Solution Explanation: Find First and Last Position of Element in Sorted Array

This problem requires finding the start and end indices of a target value within a sorted array. A naive approach would iterate through the array, but this is not optimal. The efficient solution leverages binary search for a logarithmic time complexity.

Approach:

The core idea is to perform two binary searches: one to find the leftmost occurrence of the target and another to find the rightmost occurrence.

1. Finding the Left Boundary: We modify the standard binary search to find the leftmost index where the target value is present. If the middle element is less than the target, we search in the right half; otherwise, we search in the left half, aiming to find the smallest index with the target value.

2. Finding the Right Boundary: Similarly, we perform another binary search to find the rightmost index. The key difference is that if the middle element is less than or equal to the target, we search in the right half; this ensures we find the largest index.

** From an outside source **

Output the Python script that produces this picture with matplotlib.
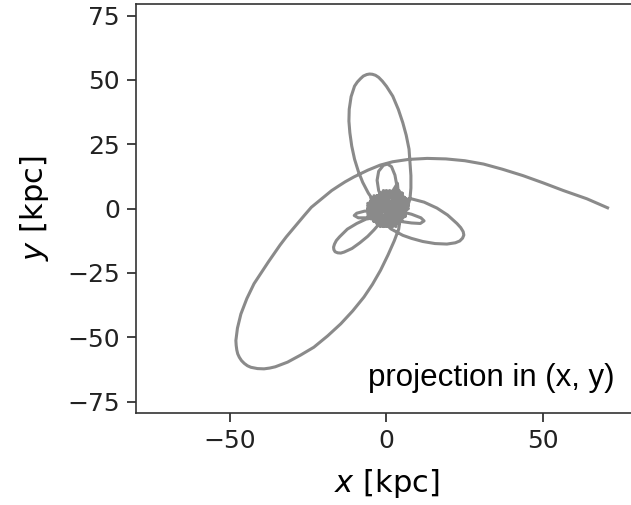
import matplotlib
matplotlib.use('Agg')
import matplotlib.pyplot as plt
import numpy as np

# orbit, in kpc, in path order
# incoming arc from the right, round the big lower-left loop
arc_x = [70.6, 64, 56.5, 50, 43.6, 37, 31, 25, 19, 13, 7, 2, -2, -6, -10.4, -13.2, -15, -17.5, -20, -22,
         -24, -26.2, -28.4, -30.2, -32, -34, -35.9, -37.7, -39.5, -42.3, -44.6, -46.5, -47.6, -48.1, -48.0,
         -47.8, -47.5, -47, -46.3, -45.4, -44.4, -43.3, -41.2, -39.1, -37.3, -35.5, -31.6,
         -27.5, -23.2, -18.8, -14.6, -10.8, -7.2, -4.5, -1.9, 0.5, 2.5, 3.9, 4.5]
arc_y = [0.3, 3.8, 7.0, 10, 12.8, 15.3, 17.3, 18.6, 19.3, 19.5, 19.1, 18.2, 16.9, 14.9, 12.3, 10.4, 9.0, 7, 4.5, 2.5,
         0.5, -2.6, -5.8, -8.4, -11, -14.2, -17.5, -20.7, -24, -29.2, -35, -41, -46.5, -51.3, -53.2,
         -55, -56.5, -57.8, -59.1, -60.2, -61.1, -61.7, -62.2, -62.3, -62, -61.5, -59.7,
         -57, -53.9, -49.5, -44.8, -39.8, -34.4, -29.5, -24, -18, -12.5, -8, -3]

# tall loop towards the top
tall_x = [6.5, 7.5, 7.8, 7.8, 7.5, 7.2, 6.3, 5.2, 3.8, 2, 0, -1.3, -2.5, -3.5, -4.5, -5.4, -6.3, -7.4, -8.3,
          -9.3, -10.2, -11.3, -11.9, -12, -11.7, -11.1, -10.2, -9, -7.6, -5.8, -3.8, -1]
tall_y = [0, 3.7, 8, 12.8, 18, 23.1, 28.5, 33.4, 38.5, 43.7, 47.5, 49.5, 51, 51.8, 52.2, 52.3, 52.1, 51.5, 50.5,
          49.2, 47.6, 43.5, 38.6, 34, 29.5, 24.3, 19.2, 14.5, 10.2, 6, 2.5, 0]

blob1_x = [2, 6, -3, -5, 4, 7, -1, -6, 1, 6, 3, -4, -6, 5, 0, -4, 6, 2, -6, 3, 7, -2, -5, 5]
blob1_y = [6, -2, -6, 3, 7, 1, -7, 0, 7, 4, -6, -5, 2, 6, -7, 5, -1, -6, -2, 7, 3, 6, -4, -5]

# loop to the right
right_x = [2, 7.6, 12, 16.1, 19.5, 22.5, 23.7, 24.5, 24.7, 24.3, 23.4, 22, 19.3, 15.5, 11.6, 8, 5.2, 1.4, -1]
right_y = [2, 3.9, 2.5, 0.2, -2.5, -5.8, -7.4, -9, -10.3, -11.5, -12.6, -13.3, -13.8, -13.6, -12.8, -11.6,
           -10.4, -7.9, -5]

blob2_x = [-5, 5, 6, -2, -4, 2, 7, 0, -5, -3, 5, -6, 1, 6, -1, -4, 4, 2, -6, 0]
blob2_y = [4, 5, -3, -7, 2, 6, 0, -6, -2, 5, 4, 0, -5, 3, 7, -5, -6, 3, -3, 5]

# loop to the lower left
left_x = [-2, -6, -9.5, -12.5, -15, -16, -16.6, -16.9, -16.8, -16.4, -15.6, -14.6, -13.5, -11, -8.5, -6,
          -4, -2]
left_y = [-2, -3.8, -5.8, -8, -11, -12.4, -13.8, -15, -16, -16.8, -17.2, -17.3, -16.9, -15.5, -13.3, -10.8,
          -8.3, -5.5]

blob3_x = [4, -2, -6, 0, 6, 2, -3, 3.5, 4, 5, -1, -5, 3, 6, -3, 1]
blob3_y = [-5, -6, 1, 7, 2, -7, -3, 9.8, 3, -4, -7, 3, 6, -1, 5, -4]

# small inner loop upwards
inner_x = [-1, -2.5, -3, -2.5, -1, 0.3, 1.6, 2.7, 3.3, 3, 1]
inner_y = [3, 7, 11, 14.5, 16.8, 17.3, 16.3, 13, 9, 5, 1]

# small lobe right
lobe_r_x = [4, 8, 11, 12, 10.8, 8, 4.5]
lobe_r_y = [-1, -2.2, -3.6, -4.8, -5.8, -5.6, -5]

blob4_x = [-5, 1, 3, -4, 6, -2, 5, -6, 2]
blob4_y = [-1, 6, 1, 4, -3, -6, 6, -4, -2]

# small lobe left
lobe_l_x = [-3, -7, -9.5, -10.3, -9, -6.5, -3]
lobe_l_y = [-1, -1, -1.8, -2.7, -3.6, -3.6, -2.5]

blob5_x = [2, 5, -2, -4, 4, 0, 6, -5, 3, -1]
blob5_y = [-6, 5, 6, -4, -2, 0, 4, 1, -7, 3]

x = np.concatenate([arc_x, tall_x, blob1_x, right_x, blob2_x, left_x, blob3_x, inner_x,
                    lobe_r_x, blob4_x, lobe_l_x, blob5_x])
y = np.concatenate([arc_y, tall_y, blob1_y, right_y, blob2_y, left_y, blob3_y, inner_y,
                    lobe_r_y, blob4_y, lobe_l_y, blob5_y])

fig = plt.figure(figsize=(6.31, 5.05), dpi=100)
ax = fig.add_axes([0.2155, 0.182, 0.794, 0.81])

ax.plot(x, y, color='#8a8a8a', lw=2.2, solid_joinstyle='round')

ax.set_xlim(-80, 80)
ax.set_ylim(-79.5, 79.5)
ax.set_xticks([-50, 0, 50])
ax.set_yticks([-75, -50, -25, 0, 25, 50, 75])
ax.tick_params(labelsize=18, length=6.5, width=1.2, pad=5, colors='#222222')
for s in ax.spines.values():
    s.set_linewidth(1.2)
    s.set_color('#333333')
ax.spines['right'].set_visible(False)

ax.set_xlabel('$x$ [kpc]', fontsize=22, labelpad=10)
ax.set_ylabel('$y$ [kpc]', fontsize=22, labelpad=12)

ax.text(72.9, -68.8, 'projection in (x, y)', fontsize=22.5, family='Liberation Sans',
        ha='right', va='baseline')

fig.savefig('out.png', dpi=100)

3. Handling Edge Cases: If the target is not found in either search, both left and right pointers will converge at the same index, indicating the target's absence. In this case, we return [-1, -1].

Time Complexity: O(log n) - Since we perform two binary searches, the overall time complexity remains logarithmic with respect to the input array's size.

Space Complexity: O(1) - The solution uses only a constant amount of extra space, regardless of the input array size.

Code Explanation (Python):

import bisect
 
class Solution:
    def searchRange(self, nums: List[int], target: int) -> List[int]:
        l = bisect_left(nums, target)  # Find leftmost occurrence
        r = bisect_left(nums, target + 1)  # Find leftmost occurrence of the next larger number
        return [-1, -1] if l == r else [l, r - 1]  # Return [-1,-1] if not found, otherwise [left, right]
 

The bisect_left function from Python's bisect module efficiently finds the insertion point for maintaining sorted order. bisect_left(nums, target) returns the index where target should be inserted to keep the array sorted. If target exists, it points to the leftmost occurrence. bisect_left(nums, target + 1) gives the index where the next larger element should be inserted. The difference between these two indices gives the range of the target.

Code Explanation (Java):

class Solution {
    public int[] searchRange(int[] nums, int target) {
        int l = search(nums, target);
        int r = search(nums, target + 1);
        return l == r ? new int[] {-1, -1} : new int[] {l, r - 1};
    }
 
    private int search(int[] nums, int x) {
        int left = 0, right = nums.length;
        while (left < right) {
            int mid = (left + right) >>> 1; // Right bit shift for faster division by 2
            if (nums[mid] >= x) {
                right = mid;
            } else {
                left = mid + 1;
            }
        }
        return left;
    }
}

The Java code implements a similar strategy. The search helper function performs a modified binary search, returning the index as described above.

The other language solutions follow the same algorithmic approach; only the syntax and specific binary search library functions may differ. The core logic remains consistent for optimal performance in finding the first and last positions of the target element.